Born in Johannesburg , South Africa , Witkin (1936-2006) became an American citizen in 1975 and grew to be one of the most prominent American sculptors of the 20th century. He studied in London at Saint Martins School of Art , now called Central St. Martins College of Art and Design, before taking a teaching position in 1965 at Bennington College in Vermont , where he stayed until 1979. While building an international reputation as a sculptor, he also taught at Parsons School of Design in New York and Philadelphia College of Art, now the University of the Arts. He also served on art advisory committees at Bennington and Yale University .
Witkin was the recipient of many awards, including First Prize in the Paris Biennale in 1965 and a Guggenheim Fellowship in 1981. His work can be found in the collections of such prestigious institutions as the Hirshhorn Museum in Washington, DC; Smithsonian American Art Museum in Washington, D.C.; Denver Art Museum; Grounds for Sculpture in Hamilton, NJ; National Museum of American Art in Washington, DC; Tate Gallery in England, and The Israel Museum, Billy Rose Garden in Jerusalem.
Waifs Anchors is the latest acquisition in the ever-growing permanent collection of the Museum, which currently contains over 2200 objects.

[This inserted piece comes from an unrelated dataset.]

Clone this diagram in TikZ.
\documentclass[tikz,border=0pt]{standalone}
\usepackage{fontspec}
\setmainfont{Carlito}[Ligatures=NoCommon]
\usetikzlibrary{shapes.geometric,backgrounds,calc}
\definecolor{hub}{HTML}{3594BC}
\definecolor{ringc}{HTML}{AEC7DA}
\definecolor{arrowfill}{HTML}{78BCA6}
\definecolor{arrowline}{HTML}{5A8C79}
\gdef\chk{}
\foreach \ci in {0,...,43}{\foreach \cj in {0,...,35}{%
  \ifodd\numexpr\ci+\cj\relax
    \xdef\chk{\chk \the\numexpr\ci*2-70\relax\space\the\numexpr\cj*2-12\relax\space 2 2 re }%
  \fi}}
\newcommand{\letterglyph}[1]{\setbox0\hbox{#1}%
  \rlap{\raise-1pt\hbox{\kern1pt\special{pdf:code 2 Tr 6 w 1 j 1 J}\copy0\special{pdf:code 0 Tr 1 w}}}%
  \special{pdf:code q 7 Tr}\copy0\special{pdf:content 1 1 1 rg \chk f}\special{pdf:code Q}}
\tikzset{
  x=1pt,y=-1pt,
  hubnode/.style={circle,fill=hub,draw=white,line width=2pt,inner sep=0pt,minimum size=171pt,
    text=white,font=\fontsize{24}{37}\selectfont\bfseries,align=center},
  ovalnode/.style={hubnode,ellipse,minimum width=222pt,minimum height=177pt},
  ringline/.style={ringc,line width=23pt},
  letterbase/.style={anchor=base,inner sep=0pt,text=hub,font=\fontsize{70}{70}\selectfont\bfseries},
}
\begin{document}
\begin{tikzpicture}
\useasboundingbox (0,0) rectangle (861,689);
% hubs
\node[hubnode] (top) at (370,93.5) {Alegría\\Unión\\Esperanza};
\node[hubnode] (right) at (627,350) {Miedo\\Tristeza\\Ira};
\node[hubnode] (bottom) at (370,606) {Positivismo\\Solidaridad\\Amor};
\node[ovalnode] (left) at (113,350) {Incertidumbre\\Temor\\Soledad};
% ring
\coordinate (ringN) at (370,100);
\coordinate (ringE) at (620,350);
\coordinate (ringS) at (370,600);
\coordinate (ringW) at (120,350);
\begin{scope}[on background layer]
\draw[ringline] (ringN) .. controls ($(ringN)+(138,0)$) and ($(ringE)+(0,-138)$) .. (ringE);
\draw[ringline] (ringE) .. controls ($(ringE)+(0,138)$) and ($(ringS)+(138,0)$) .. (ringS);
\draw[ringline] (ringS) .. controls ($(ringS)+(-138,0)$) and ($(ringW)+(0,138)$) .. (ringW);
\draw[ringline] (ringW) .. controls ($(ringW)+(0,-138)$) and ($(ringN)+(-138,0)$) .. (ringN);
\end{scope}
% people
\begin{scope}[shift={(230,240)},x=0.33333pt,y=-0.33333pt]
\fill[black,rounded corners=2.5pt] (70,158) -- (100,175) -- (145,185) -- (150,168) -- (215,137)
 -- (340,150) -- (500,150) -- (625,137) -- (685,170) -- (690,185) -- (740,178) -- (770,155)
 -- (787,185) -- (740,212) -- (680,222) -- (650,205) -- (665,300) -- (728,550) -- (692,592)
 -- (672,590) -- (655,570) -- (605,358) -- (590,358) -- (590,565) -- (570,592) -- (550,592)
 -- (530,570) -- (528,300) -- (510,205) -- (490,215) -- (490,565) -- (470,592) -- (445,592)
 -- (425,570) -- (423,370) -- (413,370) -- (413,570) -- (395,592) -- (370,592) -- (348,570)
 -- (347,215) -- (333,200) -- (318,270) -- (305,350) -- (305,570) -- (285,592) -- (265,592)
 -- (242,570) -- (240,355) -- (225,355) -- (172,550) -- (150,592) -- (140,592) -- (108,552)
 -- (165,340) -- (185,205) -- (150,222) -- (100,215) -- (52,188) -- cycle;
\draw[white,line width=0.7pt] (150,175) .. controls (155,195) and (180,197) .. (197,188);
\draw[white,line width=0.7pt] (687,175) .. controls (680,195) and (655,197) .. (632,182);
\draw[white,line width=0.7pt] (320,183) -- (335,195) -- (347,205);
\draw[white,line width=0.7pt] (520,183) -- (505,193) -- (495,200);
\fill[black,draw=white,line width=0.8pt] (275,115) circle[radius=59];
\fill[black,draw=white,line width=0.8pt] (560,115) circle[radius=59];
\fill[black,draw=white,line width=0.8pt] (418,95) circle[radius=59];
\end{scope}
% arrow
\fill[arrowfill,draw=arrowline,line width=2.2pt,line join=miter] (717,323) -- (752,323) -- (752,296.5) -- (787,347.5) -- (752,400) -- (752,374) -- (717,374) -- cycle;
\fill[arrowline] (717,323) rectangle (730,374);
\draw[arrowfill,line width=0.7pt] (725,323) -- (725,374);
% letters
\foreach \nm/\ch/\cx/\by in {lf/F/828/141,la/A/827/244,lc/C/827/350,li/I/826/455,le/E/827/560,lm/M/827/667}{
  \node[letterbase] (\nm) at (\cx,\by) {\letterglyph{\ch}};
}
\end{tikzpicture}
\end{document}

Since 2005, over a dozen contemporary sculptures have joined the permanent collection, bringing the total number of sculptures to 228. In 1989 one of the first sculptures given to the Museum was Raymond Bargers Transition. This prominent bronze sculpture which resembles a whale or dolphins tail, sits outside in the outdoor sculpture garden, in front of the Museum. Though there are countless examples of contemporary sculptures found in the Patricia D. Pfundt Sculpture Garden , the front walkway and galleries, they have all become a large part of the identity of this cultural institution.

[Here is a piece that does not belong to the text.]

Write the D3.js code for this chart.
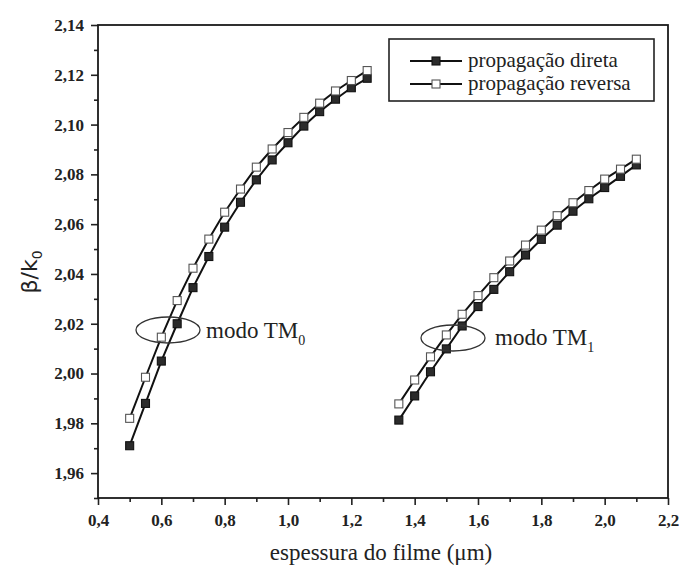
<!DOCTYPE html>
<html>
<head>
<meta charset="utf-8">
<script src="https://cdn.jsdelivr.net/npm/d3@7"></script>
<style>
  html, body { margin: 0; padding: 0; background: #fff; }
  svg { display: block; }
</style>
</head>
<body>
<svg id="chart" width="679" height="572"></svg>
<script>
// Film thickness (µm) for the two guided modes
const thicknessTM0 = [0.50, 0.55, 0.60, 0.65, 0.70, 0.75, 0.80, 0.85, 0.90, 0.95, 1.00, 1.05, 1.10, 1.15, 1.20, 1.25];
const thicknessTM1 = [1.35, 1.40, 1.45, 1.50, 1.55, 1.60, 1.65, 1.70, 1.75, 1.80, 1.85, 1.90, 1.95, 2.00, 2.05, 2.10];

// Effective index β/k0, forward propagation (filled squares)
const directTM0 = [1.971, 1.988, 2.005, 2.020, 2.0345, 2.047, 2.0588, 2.0688, 2.0778, 2.0858, 2.0927, 2.0994, 2.1052, 2.1102, 2.1148, 2.1186];
const directTM1 = [1.9813, 1.991, 2.0007, 2.0099, 2.0191, 2.0269, 2.0338, 2.0409, 2.0476, 2.0539, 2.0596, 2.0652, 2.0702, 2.0747, 2.0792, 2.0838];

// Effective index β/k0, reverse propagation (open squares)
const reverseTM0 = [1.982, 1.9985, 2.0146, 2.0293, 2.0423, 2.054, 2.0648, 2.0741, 2.0829, 2.0902, 2.0968, 2.1029, 2.1086, 2.1135, 2.1177, 2.1217];
const reverseTM1 = [1.9878, 1.9974, 2.0067, 2.0155, 2.0238, 2.0313, 2.0385, 2.0452, 2.0516, 2.0576, 2.0634, 2.0686, 2.0735, 2.0781, 2.0821, 2.0861];

const xTicks = [0.4, 0.6, 0.8, 1.0, 1.2, 1.4, 1.6, 1.8, 2.0, 2.2];
const yTicks = [1.96, 1.98, 2.00, 2.02, 2.04, 2.06, 2.08, 2.10, 2.12, 2.14];
const legendLabels = ["propagação direta", "propagação reversa"];

const SERIF = "'Liberation Serif', 'Times New Roman', serif";

const svg = d3.select("#chart");
const m = { left: 98, right: 668, top: 25, bottom: 498 };

const x = d3.scaleLinear().domain([0.4, 2.2]).range([m.left, m.right]);
const y = d3.scaleLinear().domain([1.95, 2.14]).range([m.bottom, m.top]);

const comma = d => d3.format(".2f")(d).replace(".", ",");
const commaX = d => d3.format(".1f")(d).replace(".", ",");

// Axes: major ticks with labels plus unlabeled minor ticks
const xMinor = d3.range(0.5, 2.2, 0.2).map(v => +v.toFixed(2));
const yMinor = d3.range(1.95, 2.14, 0.02).map(v => +v.toFixed(2));

svg.append("g").attr("class", "axis").attr("transform", `translate(0,${m.bottom})`)
  .call(d3.axisBottom(x).tickValues(xTicks).tickFormat(commaX).tickSize(7).tickPadding(9));
svg.append("g").attr("class", "axis").attr("transform", `translate(0,${m.bottom})`)
  .call(d3.axisBottom(x).tickValues(xMinor).tickFormat("").tickSize(4));

svg.append("g").attr("class", "axis").attr("transform", `translate(${m.left},0)`)
  .call(d3.axisLeft(y).tickValues(yTicks).tickFormat(comma).tickSize(7).tickPadding(7));
svg.append("g").attr("class", "axis").attr("transform", `translate(${m.left},0)`)
  .call(d3.axisLeft(y).tickValues(yMinor).tickFormat("").tickSize(4));

svg.selectAll(".axis").attr("font-family", SERIF).attr("font-size", 17);
svg.selectAll(".domain").remove();
svg.selectAll(".tick line").attr("stroke", "#222").attr("stroke-width", 1.6);
svg.selectAll(".tick text")
  .style("font-family", SERIF).style("font-weight", "bold").style("font-size", "17px")
  .attr("fill", "#222");

// Plot frame
svg.append("rect")
  .attr("x", m.left).attr("y", m.top)
  .attr("width", m.right - m.left).attr("height", m.bottom - m.top)
  .attr("fill", "none").attr("stroke", "#1a1a1a").attr("stroke-width", 1.8);

// Curves
const line = d3.line().x(d => x(d[0])).y(d => y(d[1]));
const series = [
  { xs: thicknessTM0, ys: directTM0, filled: true },
  { xs: thicknessTM0, ys: reverseTM0, filled: false },
  { xs: thicknessTM1, ys: directTM1, filled: true },
  { xs: thicknessTM1, ys: reverseTM1, filled: false }
];
const sq = 8;
series.forEach(s => {
  const pts = s.xs.map((v, i) => [v, s.ys[i]]);
  svg.append("path").datum(pts).attr("d", line)
    .attr("fill", "none").attr("stroke", "#111").attr("stroke-width", 2);
});
series.forEach(s => {
  const pts = s.xs.map((v, i) => [v, s.ys[i]]);
  svg.append("g").selectAll("rect").data(pts).join("rect")
    .attr("x", d => x(d[0]) - sq / 2).attr("y", d => y(d[1]) - sq / 2)
    .attr("width", sq).attr("height", sq)
    .attr("fill", s.filled ? "#2b2b2b" : "#fff")
    .attr("stroke", s.filled ? "#111" : "#555").attr("stroke-width", 1.1);
});

// Mode annotations: ellipse around the curves and label
function modeLabel(cx, cy, tx, ty, sub) {
  svg.append("ellipse").attr("cx", cx).attr("cy", cy).attr("rx", 32).attr("ry", 13)
    .attr("fill", "none").attr("stroke", "#333").attr("stroke-width", 1.3);
  const t = svg.append("text").attr("x", tx).attr("y", ty)
    .attr("font-family", SERIF).attr("font-size", 23).attr("fill", "#222");
  t.append("tspan").text("modo TM");
  t.append("tspan").attr("font-size", 14).attr("dy", 7).text(sub);
}
modeLabel(168, 330, 206, 338, "0");
modeLabel(453, 338, 495, 345, "1");

// Legend
const lg = svg.append("g");
lg.append("rect").attr("x", 389).attr("y", 39).attr("width", 265).attr("height", 62)
  .attr("fill", "#fff").attr("stroke", "#222").attr("stroke-width", 1.6);
legendLabels.forEach((label, i) => {
  const cy = 61 + i * 23;
  lg.append("line").attr("x1", 410).attr("x2", 462).attr("y1", cy).attr("y2", cy)
    .attr("stroke", "#111").attr("stroke-width", 2);
  lg.append("rect").attr("x", 436 - sq / 2).attr("y", cy - sq / 2).attr("width", sq).attr("height", sq)
    .attr("fill", i === 0 ? "#2b2b2b" : "#fff").attr("stroke", i === 0 ? "#111" : "#555").attr("stroke-width", 1.1);
  lg.append("text").attr("x", 468).attr("y", cy + 6)
    .attr("font-family", SERIF).attr("font-size", 21).attr("fill", "#222").text(label);
});

// Axis titles
svg.append("text").attr("x", 381).attr("y", 560).attr("text-anchor", "middle")
  .attr("font-family", SERIF).attr("font-size", 23).attr("fill", "#222")
  .text("espessura do filme (μm)");

const yt = svg.append("text").attr("transform", "translate(37,272) rotate(-90)")
  .attr("text-anchor", "middle")
  .attr("font-family", "'DejaVu Sans', 'Noto Sans', sans-serif")
  .attr("font-size", 22).attr("fill", "#222");
yt.append("tspan").text("β/k");
yt.append("tspan").attr("font-size", 14).attr("dy", 5).text("0");
</script>
</body>
</html>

Kristy Krivitsky, Associate Curator of Contemporary Art at the Museum says, Witkin was a major figure in the history of twentieth century sculpture. Through the creation of his early, abstract artworks, Witkin challenged the long-held figurative tradition of sculpture. He worked with many important sculptors of his generation, including Henry Moore and Anthony Caro, but developed his own unique working methods. Waif's Anchors exemplifies his innovative style and strengthens our sculpture collection, as well as our holdings in contemporary art. It is a fantastic addition.